Task directions -
Look through the material below. Copy every line with the string "that" in it.

Raw data -

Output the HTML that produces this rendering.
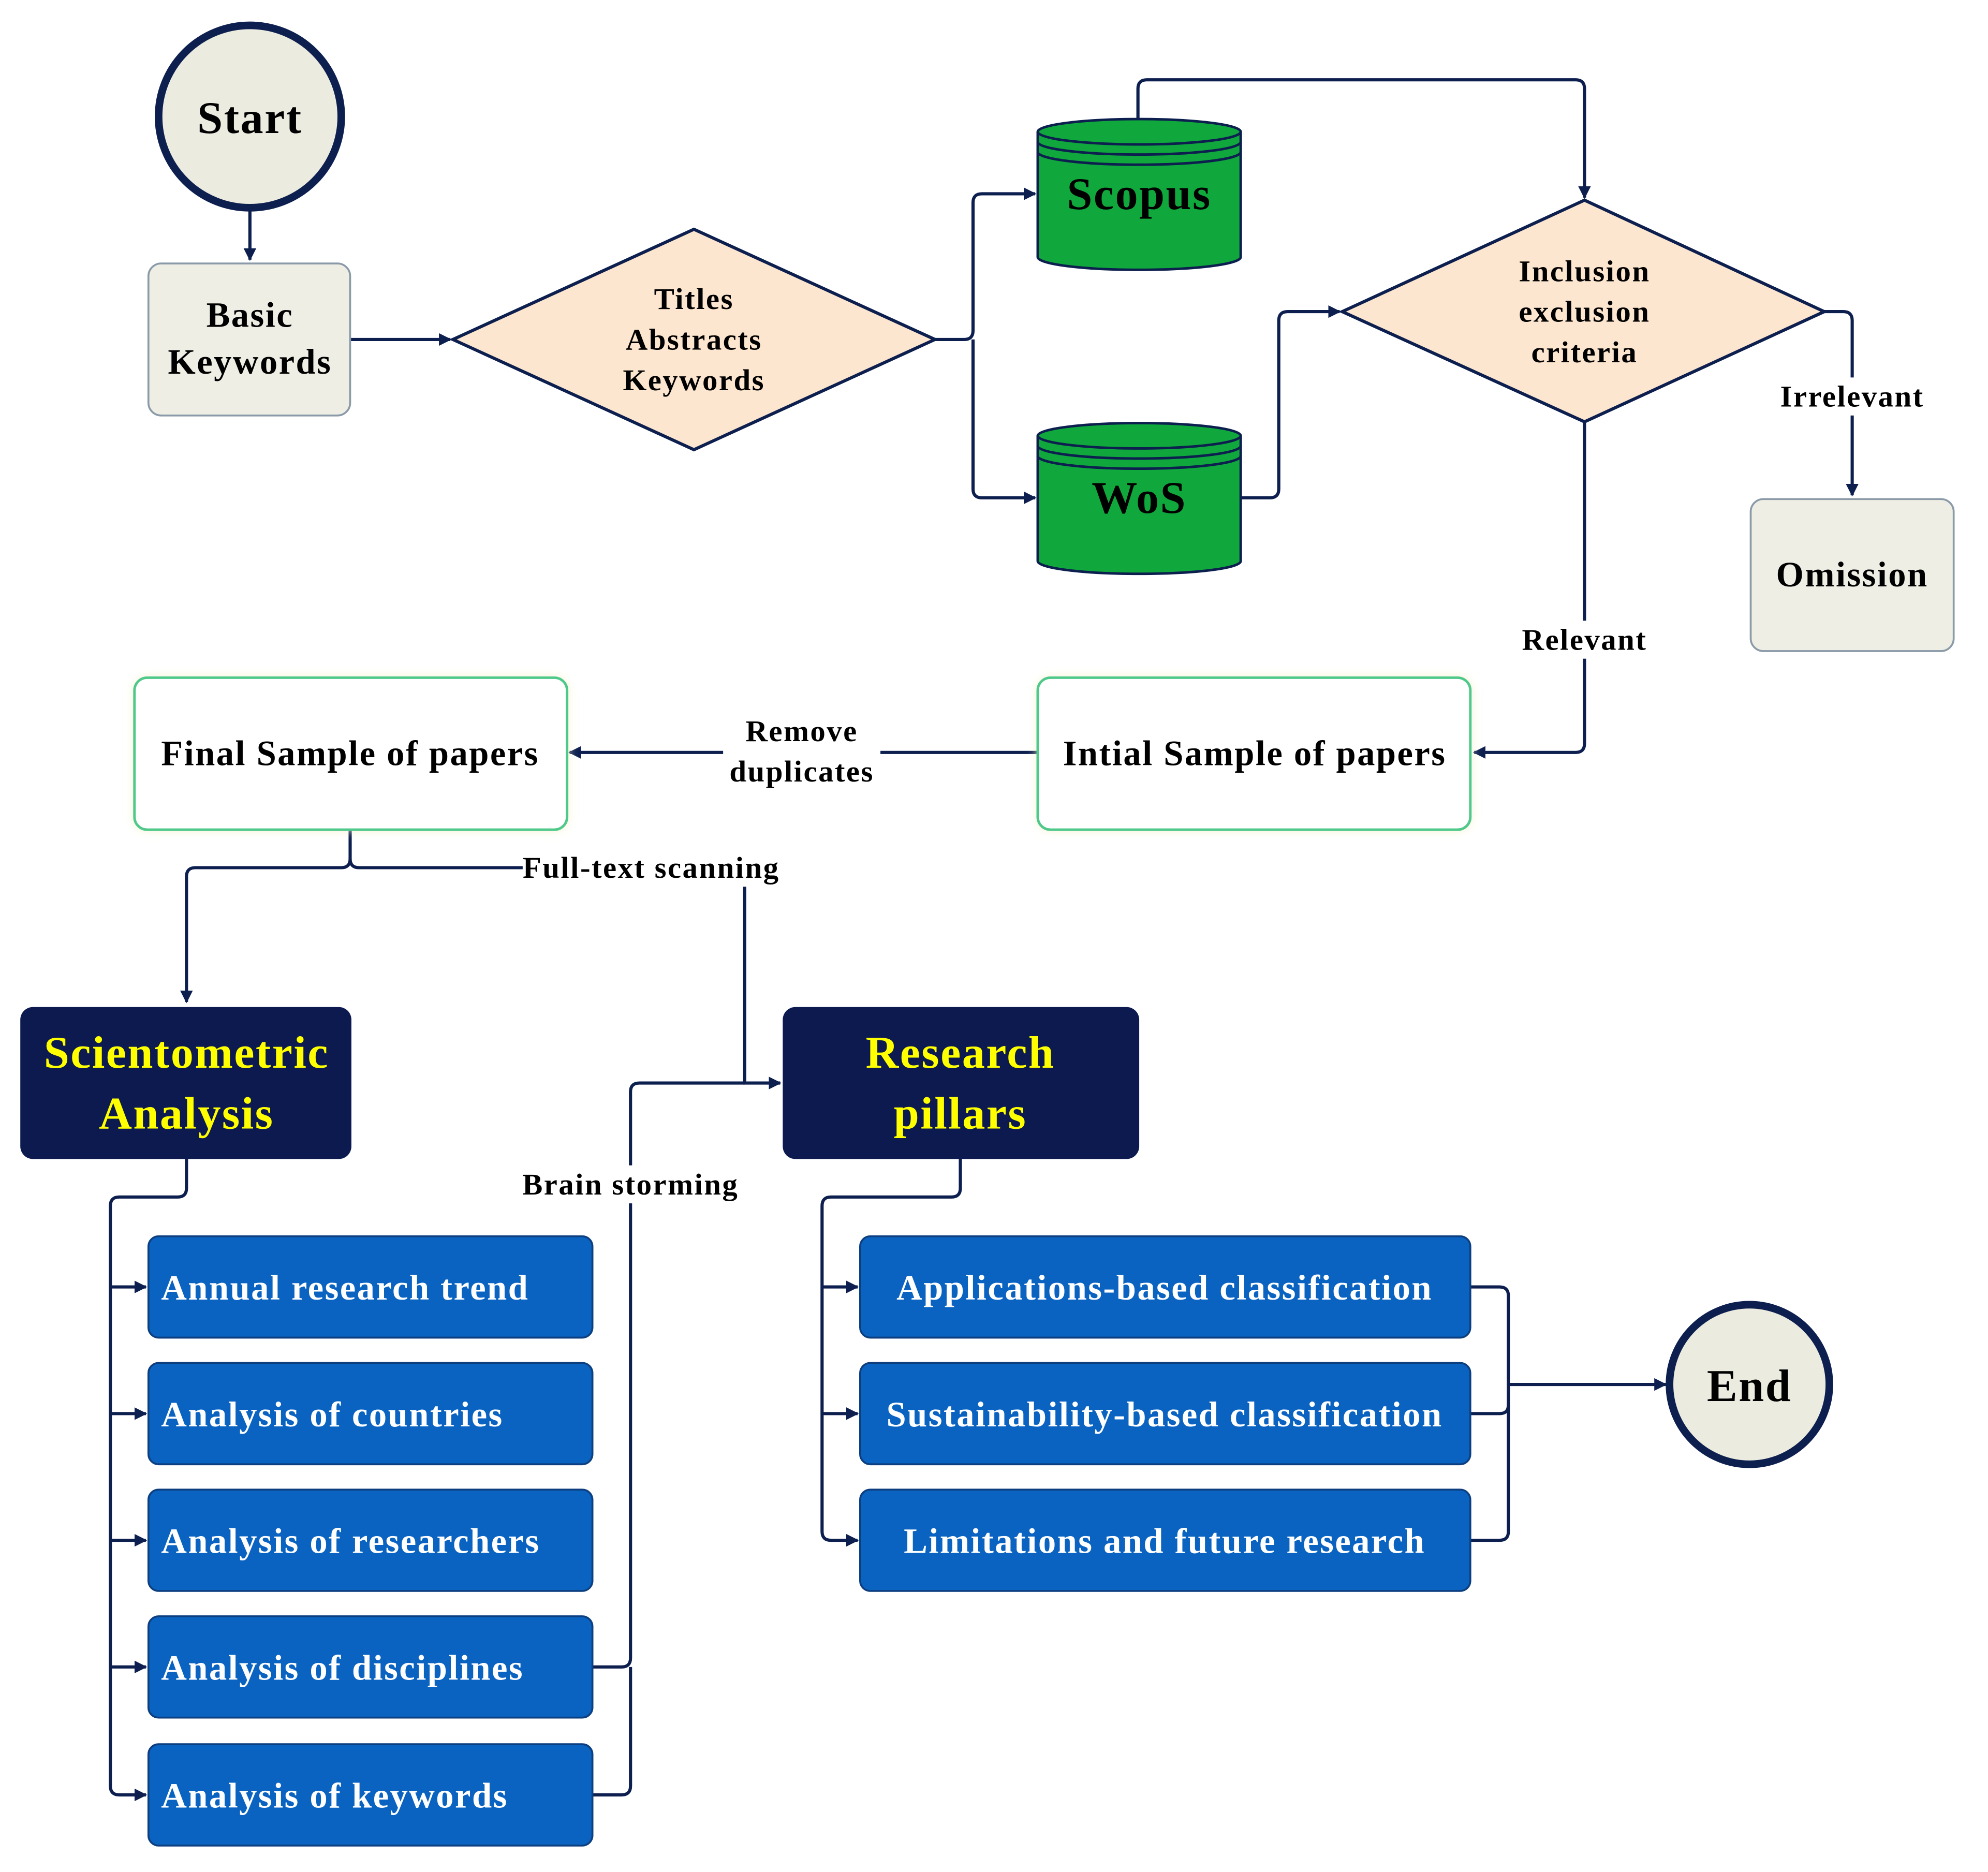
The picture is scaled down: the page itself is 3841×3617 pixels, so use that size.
<!DOCTYPE html>
<html><head><meta charset="utf-8"><style>
html,body{margin:0;padding:0;background:#fff;}
svg{display:block;}
text{font-family:"Liberation Serif",serif;font-weight:bold;letter-spacing:1px;}
</style></head><body>
<svg width="3841" height="3617" viewBox="0 0 1560 1469" xmlns="http://www.w3.org/2000/svg">
<defs>
<marker id="a" markerWidth="10" markerHeight="10" refX="9" refY="5" orient="auto" markerUnits="userSpaceOnUse"><path d="M0,0 L10,5 L0,10 Z" fill="#0d1f4f"/></marker>
<filter id="g" x="-10%" y="-20%" width="120%" height="140%"><feGaussianBlur stdDeviation="4"/></filter>
</defs>
<g transform="scale(0.9955,0.994)">
<g fill="none" stroke="#0d1f4f" stroke-width="2.5">
<path d="M197,165 V205" marker-end="url(#a)"/>
<path d="M276,268 H355" marker-end="url(#a)"/>
<path d="M737,268 H760 Q767,268 767,261 V160 Q767,153 774,153 H816" marker-end="url(#a)"/>
<path d="M767,268 V386 Q767,393 774,393 H816" marker-end="url(#a)"/>
<path d="M897,95 V70 Q897,63 904,63 H1242 Q1249,63 1249,70 V156" marker-end="url(#a)"/>
<path d="M978,393 H1001 Q1008,393 1008,386 V253 Q1008,246 1015,246 H1056" marker-end="url(#a)"/>
<path d="M1438,246 H1453 Q1460,246 1460,253 V391" marker-end="url(#a)"/>
<path d="M1249,333 V587 Q1249,594 1242,594 H1162" marker-end="url(#a)"/>
<path d="M818,594 H449" marker-end="url(#a)"/>
<path d="M276,655 V678 Q276,685 269,685 H154 Q147,685 147,692 V791" marker-end="url(#a)"/>
<path d="M276,678 Q276,685 283,685 H412"/>
<path d="M587,700 V855 H615" marker-end="url(#a)"/>
<path d="M467,1316 H490 Q497,1316 497,1309 V862 Q497,855 504,855 H587"/>
<path d="M467,1417 H490 Q497,1417 497,1410 V1316"/>
<path d="M147,915 V938 Q147,945 140,945 H94 Q87,945 87,952 V1410 Q87,1417 94,1417 H115" marker-end="url(#a)"/>
<path d="M87,1016 H115" marker-end="url(#a)"/>
<path d="M87,1116 H115" marker-end="url(#a)"/>
<path d="M87,1216 H115" marker-end="url(#a)"/>
<path d="M87,1316 H115" marker-end="url(#a)"/>
<path d="M757,915 V938 Q757,945 750,945 H655 Q648,945 648,952 V1209 Q648,1216 655,1216 H676" marker-end="url(#a)"/>
<path d="M648,1016 H676" marker-end="url(#a)"/>
<path d="M648,1116 H676" marker-end="url(#a)"/>
<path d="M1159,1016 H1182 Q1189,1016 1189,1023 V1209 Q1189,1216 1182,1216 H1159"/>
<path d="M1159,1116 H1182 Q1189,1116 1189,1109"/>
<path d="M1189,1093 H1313" marker-end="url(#a)"/>
</g>
<circle cx="197" cy="92" r="72" fill="#ecebdf" stroke="#0d1f4f" stroke-width="6"/>
<text x="197" y="105" font-size="36" text-anchor="middle">Start</text>
<rect x="117" y="208" width="159" height="120" rx="10" fill="#eeeee4" stroke="#8a9aa8" stroke-width="1.5"/>
<text x="197" y="258" font-size="28" text-anchor="middle">Basic</text>
<text x="197" y="295" font-size="28" text-anchor="middle">Keywords</text>
<polygon points="357,268 547,181 737,268 547,355" fill="#fde6cf" stroke="#0d1f4f" stroke-width="2.5"/>
<text x="547" y="244" font-size="24" text-anchor="middle">Titles</text>
<text x="547" y="276" font-size="24" text-anchor="middle">Abstracts</text>
<text x="547" y="308" font-size="24" text-anchor="middle">Keywords</text>
<g stroke="#0d1f4f" stroke-width="2">
<path d="M818,104 V203 A80,10 0 0 0 978,203 V104" fill="#10a83c"/>
<ellipse cx="898" cy="104" rx="80" ry="10" fill="#10a83c"/>
<path d="M818,112 A80,10 0 0 0 978,112 M818,120 A80,10 0 0 0 978,120" fill="none"/>
<path d="M818,344 V443 A80,10 0 0 0 978,443 V344" fill="#10a83c"/>
<ellipse cx="898" cy="344" rx="80" ry="10" fill="#10a83c"/>
<path d="M818,352 A80,10 0 0 0 978,352 M818,360 A80,10 0 0 0 978,360" fill="none"/>
</g>
<text x="898" y="165" font-size="36" text-anchor="middle">Scopus</text>
<text x="898" y="405" font-size="36" text-anchor="middle">WoS</text>
<polygon points="1058,246 1249,158 1438,246 1249,333" fill="#fde6cf" stroke="#0d1f4f" stroke-width="2.5"/>
<text x="1249" y="222" font-size="24" text-anchor="middle">Inclusion</text>
<text x="1249" y="254" font-size="24" text-anchor="middle">exclusion</text>
<text x="1249" y="286" font-size="24" text-anchor="middle">criteria</text>
<rect x="1398" y="298" width="124" height="30" fill="#fff"/>
<text x="1460" y="321" font-size="24" text-anchor="middle">Irrelevant</text>
<rect x="1380" y="394" width="160" height="120" rx="10" fill="#eeeee4" stroke="#8a9aa8" stroke-width="1.5"/>
<text x="1460" y="463" font-size="28" text-anchor="middle">Omission</text>
<rect x="1193" y="490" width="112" height="30" fill="#fff"/>
<text x="1249" y="513" font-size="24" text-anchor="middle">Relevant</text>
<rect x="818" y="535" width="341" height="120" rx="10" fill="#f4f2c8" filter="url(#g)"/>
<rect x="818" y="535" width="341" height="120" rx="10" fill="#fff" stroke="#4fc98a" stroke-width="2"/>
<text x="989" y="604" font-size="28" text-anchor="middle">Intial Sample of papers</text>
<rect x="106" y="535" width="341" height="120" rx="10" fill="#f4f2c8" filter="url(#g)"/>
<rect x="106" y="535" width="341" height="120" rx="10" fill="#fff" stroke="#4fc98a" stroke-width="2"/>
<text x="276" y="604" font-size="28" text-anchor="middle">Final Sample of papers</text>
<rect x="570" y="562" width="124" height="64" fill="#fff"/>
<text x="632" y="585" font-size="24" text-anchor="middle">Remove</text>
<text x="632" y="617" font-size="24" text-anchor="middle">duplicates</text>
<text x="412" y="693" font-size="24">Full-text scanning</text>
<rect x="408" y="920" width="180" height="30" fill="#fff"/>
<text x="497" y="943" font-size="24" text-anchor="middle">Brain storming</text>
<rect x="16" y="795" width="261" height="120" rx="10" fill="#0c1a4f"/>
<text x="147" y="843" font-size="36" fill="#ffff00" text-anchor="middle">Scientometric</text>
<text x="147" y="891" font-size="36" fill="#ffff00" text-anchor="middle">Analysis</text>
<rect x="617" y="795" width="281" height="120" rx="10" fill="#0c1a4f"/>
<text x="757" y="843" font-size="36" fill="#ffff00" text-anchor="middle">Research</text>
<text x="757" y="891" font-size="36" fill="#ffff00" text-anchor="middle">pillars</text>
<g fill="#0a63c0" stroke="#0d3f80" stroke-width="1.5">
<rect x="117" y="976" width="350" height="80" rx="8"/>
<rect x="117" y="1076" width="350" height="80" rx="8"/>
<rect x="117" y="1176" width="350" height="80" rx="8"/>
<rect x="117" y="1276" width="350" height="80" rx="8"/>
<rect x="117" y="1377" width="350" height="80" rx="8"/>
<rect x="678" y="976" width="481" height="80" rx="8"/>
<rect x="678" y="1076" width="481" height="80" rx="8"/>
<rect x="678" y="1176" width="481" height="80" rx="8"/>
</g>
<g fill="#fff" font-size="28" style="letter-spacing:1.3px">
<text x="127" y="1026">Annual research trend</text>
<text x="127" y="1126">Analysis of countries</text>
<text x="127" y="1226">Analysis of researchers</text>
<text x="127" y="1326">Analysis of disciplines</text>
<text x="127" y="1427">Analysis of keywords</text>
<text x="918" y="1026" text-anchor="middle">Applications-based classification</text>
<text x="918" y="1126" text-anchor="middle">Sustainability-based classification</text>
<text x="918" y="1226" text-anchor="middle">Limitations and future research</text>
</g>
<circle cx="1379" cy="1093" r="63" fill="#ecebdf" stroke="#0d1f4f" stroke-width="6"/>
<text x="1379" y="1106" font-size="36" text-anchor="middle">End</text>
</g>
</svg>
</body></html>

Exercise solution -
Output the HTML that produces this rendering.
The picture is scaled down: the page itself is 3841×3617 pixels, so use that size.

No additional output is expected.